There are a lot of restrictions on what it is safe to call in the child process after fork() (see below). The expectation is that the fork() call was part one of spawning a new process running a new executable with its own state. Part two of this process is a call to execve() or one of its variants, which specifies the path to an executable to be loaded into the currently running process, the arguments to be provided to that process, and the environment variables to surround that process. (There is nothing to stop you from re-executing the currently running executable and providing a flag that will make it pick up where the parent left off, if that's what you really want.)

The UNIX fork()-exec() dance is roughly the equivalent of the Windows CreateProcess(). A newer function is even more like it: posix_spawn().

As a practical example of using fork(), consider a shell, such as bash. fork() is used all the time by a command shell. When you tell the shell to run a program (such as echo "hello world"), it forks itself and then execs that program. A pipeline is a collection of forked processes with stdout and stdin rigged up appropriately by the parent in between fork() and exec().

If you want to create a new thread, you should use the Posix threads library. You create a new Posix thread (pthread) using pthread_create(). Your CreateNewThread() example would look like this:

#include <pthread.h>

/* Pthread functions are expected to accept and return void *. */ 
void *MyFunctionToRun(void *dummy __unused);

pthread_t thread;
int error = pthread_create(&thread,
        NULL/*use default thread attributes*/,
        MyFunctionToRun,
        (void *)NULL/*argument*/);

Before threads were available, fork() was the closest thing UNIX provided to multithreading. Now that threads are available, usage of fork() is almost entirely limited to spawning a new process to execute a different executable.

below: The restrictions are because fork() predates multithreading, so only the thread that calls fork() continues to execute in the child process. Per POSIX:

A process shall be created with a single thread. If a multi-threaded process calls fork(), the new process shall contain a replica of the calling thread and its entire address space, possibly including the states of mutexes and other resources. Consequently, to avoid errors, the child process may only execute async-signal-safe operations until such time as one of the exec functions is called. [THR] [Option Start] Fork handlers may be established by means of the pthread_atfork() function in order to maintain application invariants across fork() calls. [Option End]

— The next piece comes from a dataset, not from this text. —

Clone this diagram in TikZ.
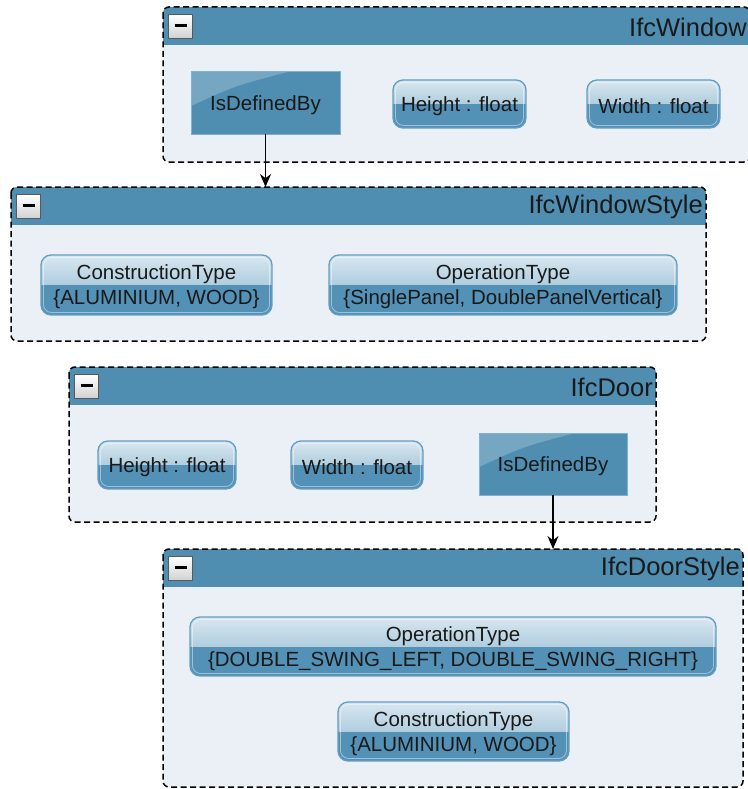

When the application calls fork() from a signal handler and any of the fork handlers registered by pthread_atfork() calls a function that is not asynch-signal-safe, the behavior is undefined.

Because any library function you call could have spawned a thread on your behalf, the paranoid assumption is that you are always limited to executing async-signal-safe operations in the child process between calling fork() and exec().

Solution 2

History aside, there are some fundamental differences with respect to ownership of resource and life time between processes and threads.

When you fork, the new process occupies a completely separate memory space. That's a very important distinction from creating a new thread. In multi-threaded applications you have to consider how you access and manipulate shared resources. Processed that have been forked have to explicitly share resources using inter-process means such as shared memory, pipes, remote procedure calls, semaphores, etc.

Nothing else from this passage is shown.